In the event of host or link failures, the ordering tree may be
partitioned into subtrees, each of which may continue to run TOM.
The disappearance of an ordering node, ON, will be preferably
remedied by replacement with the next common node in the
destination set according to the label semantics. In operational
subgroups, the semantics of reliable delivery is preserved for all
multicast operations. Failure and recovery events must be made
known to all operational hosts in an ordered fashion. Partitioned
subbranches of the ordering tree may rejoin as soon as
communication paths between them are reestablished. A link failure
is detected, when a host fails to probe a neighbor node on the tree
before expiration of a local timer. A host failure is detected,
when a host with a pending queue of messages does not receive an
expected message within a given timeout period.
[0060] 4. Taxonomy and Performance Comparison
[0061] Predominant ordering paradigms are classified using reliable
broadcast or multicast into two main classes, as depicted in FIG.
5, wherein (1) geometry-independent protocols include symmetric,
two-phase, and centralized solutions; while (2) geometry-dependent
protocols include ring-based and tree-based solutions. The
following describes these paradigms and analyzes performance
metrics to provide a performance analysis with the TOM protocol
which operates on geometry-dependent tree-based protocols.
[0062] A number of multicasting schemes may involve all hosts in
the ordering process in a decentralized way, using message
stability properties, in contrast to solutions that burden one or a
few of the hosts with the responsibility to order messages on
behalf of the hosts in a multicast group. The main problem in the
first case is to reach consensus among hosts on ordering patterns,
the problem in the second case is to elect sequencer nodes. The
present taxonomy contrasts the distinction between symmetric and
token-site algorithms proposed by Rodriguez et. al. ("Totally
ordered multicast in large-scale systems", Proc. of the 16.sup.th
Int. Conf. on Distributed Computing Systems, pages 503-410, May
1996), which only accommodates symmetric protocols utilizing
token-passing methods, and does not provide for tree-based
ordering.
[0063] The processing of load X is evaluated at involved hosts and
the message overhead M required to successfully multicast a
message, in order, from a source node to all receivers.

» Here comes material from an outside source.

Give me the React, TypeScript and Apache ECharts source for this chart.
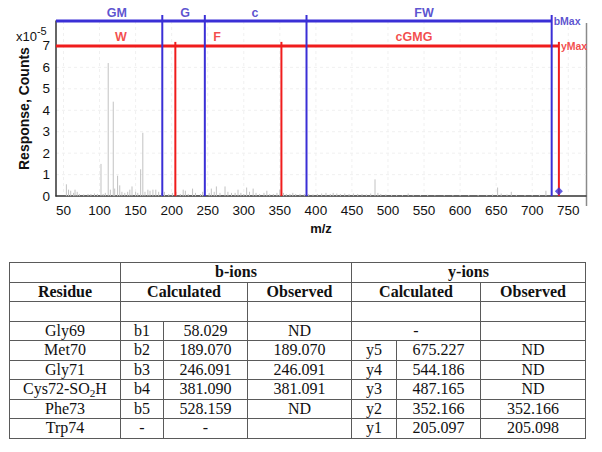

IP-multicast is assumed as the dissemination model for all schemes,
although all schemes except TOM have been proposed in broadcast
systems. The goal of this comparison is not an elaborate modeling
of the many possible nuances and optimizations of ordering schemes
in conjunction with reliable multicast, but rather a plain
comparison of the fundamental working structure of ordering
solutions. To this end, the evaluation does not include loss
probabilities and assumes that all schemes consistently use
sender-initiated or receiver-initiated error recovery.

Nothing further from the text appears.